Only a fortnight ago a dramatic image showed a Greenland iceberg the size of a small mountain threatening a local village with a tsunami as huge sections calved from it.

It may therefore have appeared somewhat inept for the Government to announce last Wednesday (25th July) that they were clearing the way for fracking to begin in the United Kingdom, allowing extraction of shale gas in Lancashire.

But of course that’s one of the complications of the transition to a low, or no carbon, economy - it’s a complicated business moving away from fossil fuels and we urgently need a way of measuring business progress.

One of the largest ‘socially responsible’ investors is the Church Commissioners (of which I’m a Governor, and a member of its Assets Committee). It has a total fund worth over £8 billion, and we’re particularly concerned to find an effective way of changing the business strategies of giant fossil fuel producers. Here’s a short video explaining why it’s so important, and how the Transition Pathway Initiative can help:


Engagement as a shareholder is much more effective than disinvesting, but there has to be a limit. So the Church Commissioners said they were supportive when the Church of England’s General Synod urged that 2023 should be the final year for remaining invested in intransigent fossil fuel producers. In five years’ time a significant exodus of investment from such companies could therefore begin.

Five years is not long, and over that period there could be a major parting of the ways between responsible energy producers - who intend to comply with the Paris accord on climate change - and those cowboy operators whose investment risk rating will rise as they are increasingly seen to be clinging on to stranded assets.

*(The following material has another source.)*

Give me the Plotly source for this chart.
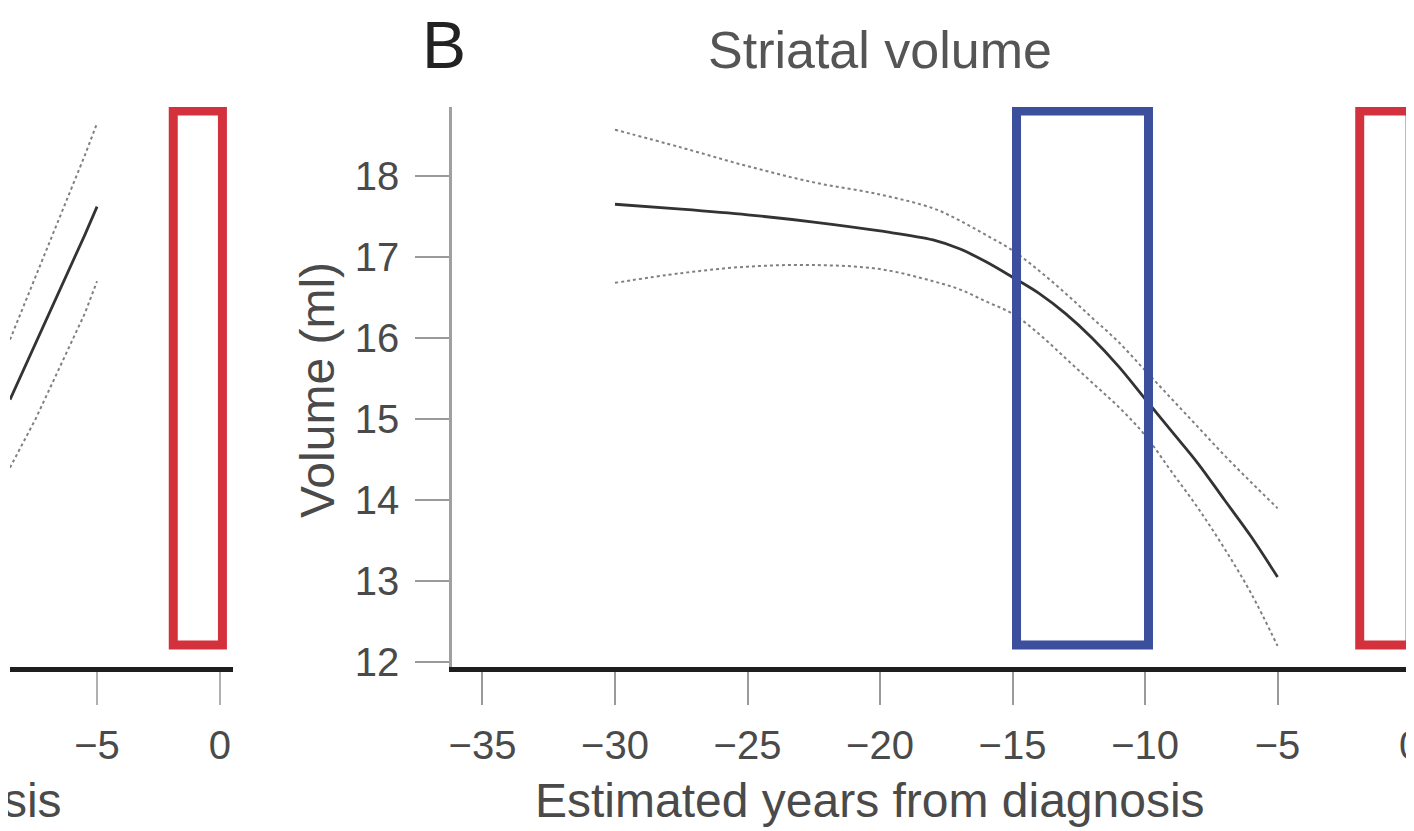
import plotly.graph_objects as go

# ---------------- data ----------------
# Panel B: striatal volume (ml) vs estimated years from diagnosis
years_b = [-30, -27.5, -25, -22.5, -20, -18, -17, -16, -15, -14, -13, -12, -11, -10, -9, -8, -7, -6, -5]
fit_b   = [17.65, 17.59, 17.52, 17.43, 17.32, 17.21, 17.1, 16.94, 16.75, 16.55, 16.3, 16.0, 15.65, 15.25, 14.85, 14.45, 14.0, 13.55, 13.05]
upper_b = [18.57, 18.35, 18.12, 17.92, 17.77, 17.6, 17.45, 17.27, 17.08, 16.83, 16.55, 16.25, 15.95, 15.6, 15.25, 14.9, 14.55, 14.22, 13.9]
lower_b = [16.68, 16.8, 16.88, 16.9, 16.85, 16.7, 16.6, 16.45, 16.3, 16.05, 15.75, 15.45, 15.15, 14.8, 14.35, 13.9, 13.4, 12.85, 12.2]

# Panel A (cropped at the left edge): only the last part of its curves is visible
years_a = [-8.54, -7.5, -6.5, -5.5, -5]
fit_a   = [15.24, 15.93, 16.6, 17.27, 17.62]
upper_a = [15.98, 16.75, 17.5, 18.25, 18.65]
lower_a = [14.4, 15.0, 15.65, 16.3, 16.7]

x_ticks_b = [-35, -30, -25, -20, -15, -10, -5, 0]
x_ticks_a = [-5, 0]
y_ticks = [12, 13, 14, 15, 16, 17, 18]

# highlighted windows (years)
blue_window = [-14.85, -9.87]
red_window = [-1.9, 0.0]
box_volume = [12.21, 18.8]

# ---------------- figure ----------------
W, H = 1414, 831
OFF = 8  # page body margin offset in the rendered page
FONT = "Liberation Sans, Arial, Helvetica, sans-serif"
TXT = "#4a4a4a"

def px(x):
    return (x - OFF) / W

def py(y):
    return 1 - (y - OFF) / H

def minus_labels(vals):
    return ["\u2212" + str(-v) if v < 0 else str(v) for v in vals]

fig = go.Figure()

solid = dict(color="#333333", width=2.8)
dotted = dict(color="#808080", width=2, dash="dot")

# panel B traces
fig.add_trace(go.Scatter(x=years_b, y=upper_b, mode="lines", line=dotted, xaxis="x", yaxis="y", line_shape="spline"))
fig.add_trace(go.Scatter(x=years_b, y=lower_b, mode="lines", line=dotted, xaxis="x", yaxis="y", line_shape="spline"))
fig.add_trace(go.Scatter(x=years_b, y=fit_b, mode="lines", line=solid, xaxis="x", yaxis="y", line_shape="spline"))

# panel A traces
fig.add_trace(go.Scatter(x=years_a, y=upper_a, mode="lines", line=dotted, xaxis="x2", yaxis="y2"))
fig.add_trace(go.Scatter(x=years_a, y=lower_a, mode="lines", line=dotted, xaxis="x2", yaxis="y2"))
fig.add_trace(go.Scatter(x=years_a, y=fit_a, mode="lines", line=solid, xaxis="x2", yaxis="y2"))

y_dom = [py(667), py(107)]
y_range = [11.94, 18.85]

tickfont = dict(family=FONT, size=40, color=TXT)

fig.update_layout(
    template="none",
    width=W, height=H, autosize=False,
    margin=dict(l=0, r=0, t=0, b=0, pad=0),
    paper_bgcolor="white", plot_bgcolor="white",
    showlegend=False,
    xaxis=dict(
        domain=[px(452), 1.0], range=[-36.15, 0.45],
        tickmode="array", tickvals=x_ticks_b, ticktext=minus_labels(x_ticks_b),
        ticks="outside", ticklen=33, tickwidth=2, tickcolor="#9a9a9a",
        showline=True, linecolor="#1e1e1e", linewidth=5,
        showgrid=False, zeroline=False, tickfont=tickfont, anchor="y",
        ticklabelstandoff=6, automargin=False,
    ),
    yaxis=dict(
        domain=y_dom, range=y_range,
        tickmode="array", tickvals=y_ticks,
        ticks="outside", ticklen=34, tickwidth=2, tickcolor="#9a9a9a",
        showline=True, linecolor="#a0a0a0", linewidth=2.5,
        showgrid=False, zeroline=False, tickfont=tickfont, anchor="x",
        ticklabelstandoff=8, automargin=False,
    ),
    xaxis2=dict(
        domain=[px(10), px(233)], range=[-8.54, 0.53],
        tickmode="array", tickvals=x_ticks_a, ticktext=minus_labels(x_ticks_a),
        ticks="outside", ticklen=33, tickwidth=2, tickcolor="#b0b0b0",
        showline=True, linecolor="#1e1e1e", linewidth=5,
        showgrid=False, zeroline=False, tickfont=tickfont, anchor="y2",
        ticklabelstandoff=6, automargin=False,
    ),
    yaxis2=dict(
        domain=y_dom, range=y_range, visible=False, anchor="x2", automargin=False,
    ),
)

box_line = 9
shapes = [
    dict(type="rect", xref="x", yref="y", x0=blue_window[0], x1=blue_window[1],
         y0=box_volume[0], y1=box_volume[1], line=dict(color="#3b4f9c", width=box_line),
         fillcolor="rgba(0,0,0,0)", layer="above"),
    dict(type="rect", xref="x", yref="y", x0=red_window[0], x1=red_window[1],
         y0=box_volume[0], y1=box_volume[1], line=dict(color="#d3323d", width=box_line),
         fillcolor="rgba(0,0,0,0)", layer="above"),
    dict(type="rect", xref="x2", yref="y2", x0=red_window[0], x1=red_window[1] + 0.1,
         y0=box_volume[0], y1=box_volume[1], line=dict(color="#d3323d", width=box_line),
         fillcolor="rgba(0,0,0,0)", layer="above"),
]
fig.update_layout(shapes=shapes)

ann = [
    dict(text="B", x=px(444), y=py(45), font=dict(family=FONT, size=66, color="#222222")),
    dict(text="Striatal volume", x=px(880), y=py(50), font=dict(family=FONT, size=52, color="#555555")),
    dict(text="Volume (ml)", x=px(318), y=py(390), textangle=-90, font=dict(family=FONT, size=48, color=TXT)),
    dict(text="Estimated years from diagnosis", x=px(870), y=py(800), font=dict(family=FONT, size=48, color=TXT)),
    dict(text="Estimated years from diagnosis", x=px(64), y=py(800), xanchor="right",
         font=dict(family=FONT, size=48, color=TXT)),
]
for a in ann:
    a.setdefault("xanchor", "center")
    a.update(xref="paper", yref="paper", yanchor="middle", showarrow=False)
fig.update_layout(annotations=ann)

fig.write_html("out.html")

Whatever Donald Trump thinks about the Paris agreement, the weight of investment money will start calling the shots from 2023 onwards. As with so much in life, politics and regulation can only set the direction of change: it is business and the economy which must deliver.

So what is the Transition Pathway Initiative, and what do its assessments say? Set up by the National Investment Bodies of the Church of England, the Environment Agency Pension Fund and the Grantham Research Institute, here’s a link to its main brochure and website, describing how it measures business progress. There are five levels against which companies are assessed:

  1. Unaware - head in the sand;
  2. Aware - but that’s as far as it goes;
  3. Building capacity - to deal with the challenge;
  4. Integrating policies into operational decision-making; and
  5. Publishing regular strategic assessments of progress towards meeting the Paris Accord requirements.

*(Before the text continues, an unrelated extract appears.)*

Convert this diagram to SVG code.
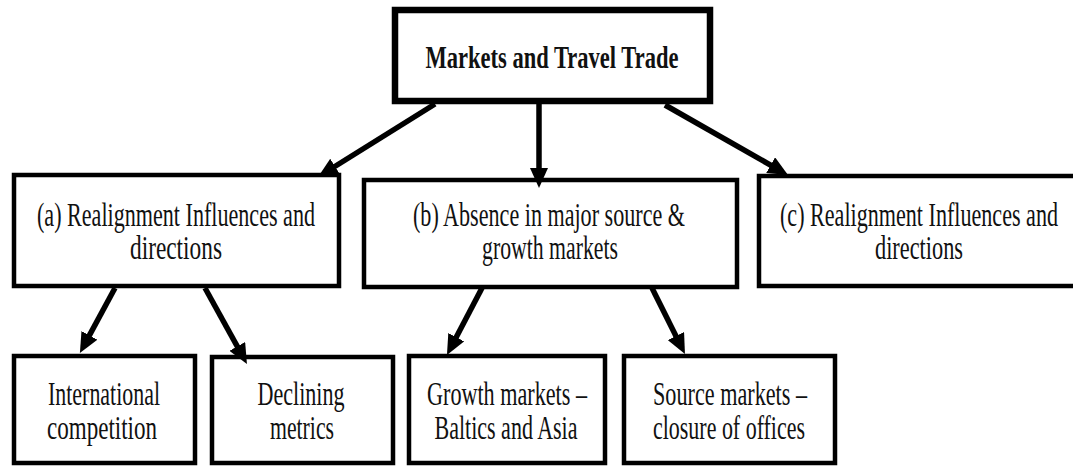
<svg xmlns="http://www.w3.org/2000/svg" width="1073" height="468" viewBox="0 0 1073 468">
  <defs>
    <style>
      .box { fill: #ffffff; stroke: #000000; stroke-width: 4.5; }
      .box.main { stroke-width: 6.5; }
      .lbl { font-family: "Liberation Serif", "Times New Roman", serif; font-size: 33px; fill: #111111; text-anchor: middle; }
      .title { font-weight: bold; font-size: 31px; }
      .link { stroke: #000000; stroke-width: 5.5; fill: none; marker-end: url(#head); }
    </style>
    <marker id="head" markerUnits="userSpaceOnUse" markerWidth="22" markerHeight="18" refX="4" refY="9" orient="auto">
      <path d="M0,0 L20,9 L0,18 z" fill="#000000"/>
    </marker>
  </defs>

  <rect width="1073" height="468" fill="#ffffff"/>

  <!-- root -->
  <g id="node-root">
    <rect class="box main" x="395" y="10" width="315" height="91"/>
    <text class="lbl title" x="552" y="68" textLength="253" lengthAdjust="spacingAndGlyphs">Markets and Travel Trade</text>
  </g>

  <!-- second level -->
  <g id="node-a">
    <rect class="box" x="14" y="175" width="325" height="111"/>
    <text class="lbl" x="176" y="226" textLength="278" lengthAdjust="spacingAndGlyphs">(a) Realignment Influences and</text>
    <text class="lbl" x="176" y="259" textLength="92" lengthAdjust="spacingAndGlyphs">directions</text>
  </g>
  <g id="node-b">
    <rect class="box" x="364" y="180" width="373" height="107"/>
    <text class="lbl" x="549" y="226" textLength="272" lengthAdjust="spacingAndGlyphs">(b) Absence in major source &amp;</text>
    <text class="lbl" x="550" y="259" textLength="136" lengthAdjust="spacingAndGlyphs">growth markets</text>
  </g>
  <g id="node-c">
    <rect class="box" x="759" y="176" width="330" height="110"/>
    <text class="lbl" x="919" y="226" textLength="278" lengthAdjust="spacingAndGlyphs">(c) Realignment Influences and</text>
    <text class="lbl" x="919" y="259" textLength="88" lengthAdjust="spacingAndGlyphs">directions</text>
  </g>

  <!-- third level -->
  <g id="node-intl">
    <rect class="box" x="14" y="356" width="181" height="107"/>
    <text class="lbl" x="104" y="405" textLength="112" lengthAdjust="spacingAndGlyphs">International</text>
    <text class="lbl" x="102" y="439" textLength="110" lengthAdjust="spacingAndGlyphs">competition</text>
  </g>
  <g id="node-decl">
    <rect class="box" x="212" y="357" width="181" height="106"/>
    <text class="lbl" x="301" y="405" textLength="87" lengthAdjust="spacingAndGlyphs">Declining</text>
    <text class="lbl" x="302" y="439" textLength="64" lengthAdjust="spacingAndGlyphs">metrics</text>
  </g>
  <g id="node-growth">
    <rect class="box" x="409" y="356" width="196" height="107"/>
    <text class="lbl" x="507" y="405" textLength="160" lengthAdjust="spacingAndGlyphs">Growth markets –</text>
    <text class="lbl" x="506" y="439" textLength="143" lengthAdjust="spacingAndGlyphs">Baltics and Asia</text>
  </g>
  <g id="node-source">
    <rect class="box" x="624" y="356" width="211" height="107"/>
    <text class="lbl" x="730" y="405" textLength="154" lengthAdjust="spacingAndGlyphs">Source markets –</text>
    <text class="lbl" x="729" y="439" textLength="152" lengthAdjust="spacingAndGlyphs">closure of offices</text>
  </g>

  <!-- connectors -->
  <g id="connectors">
    <line class="link" x1="435" y1="104" x2="331.6" y2="168.5"/>
    <line class="link" x1="539" y1="104" x2="539" y2="172"/>
    <line class="link" x1="665" y1="105" x2="774.1" y2="167.1"/>
    <line class="link" x1="115" y1="288" x2="87.5" y2="338.9"/>
    <line class="link" x1="205" y1="288" x2="239.2" y2="349.9"/>
    <line class="link" x1="482" y1="288" x2="454.4" y2="340.8"/>
    <line class="link" x1="652" y1="288" x2="677.8" y2="339.7"/>
  </g>
</svg>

The Transition Pathway Initiative assesses a wide range of substantial energy companies and carbon intensive producers, including fossil fuel producers and auto manufacturers. It’s a rigorous assessment process, which also shows movement between the five levels over time. In the most recent assessment earlier this month, there were seventeen improving companies compared with three moving backwards. But there’s much more to do.

Shell is a good example of the changes which have been achieved already. Over the past three years, Shell has:

  • abandoned its Alaskan Arctic drilling programme;
  • sold all its undeveloped oil sands assets in Canada;
  • established a new energy business which now contains companies involved in electric vehicle charging, solar power and electricity supply; and
  • set an ambition to halve the carbon footprint of the energy products it supplies by 2050, for which it was applauded by the executive secretary of the UN Framework Convention on Climate Change.

As a result, this is the TPI assessment of Shell’s progress:

So if you care about the world we leave for our grandchildren and their grandchildren, the Transition Pathway Initiative is a vitally important tool to make real change happen. If you have investments, ask the firm you use to become a recognised supporter by signing up on the TPI website. Of course it doesn’t force their hand in terms of decisions, but it does mean that they’ll be kept up-to-date with the latest developments and research findings in order to help keep climate change in check.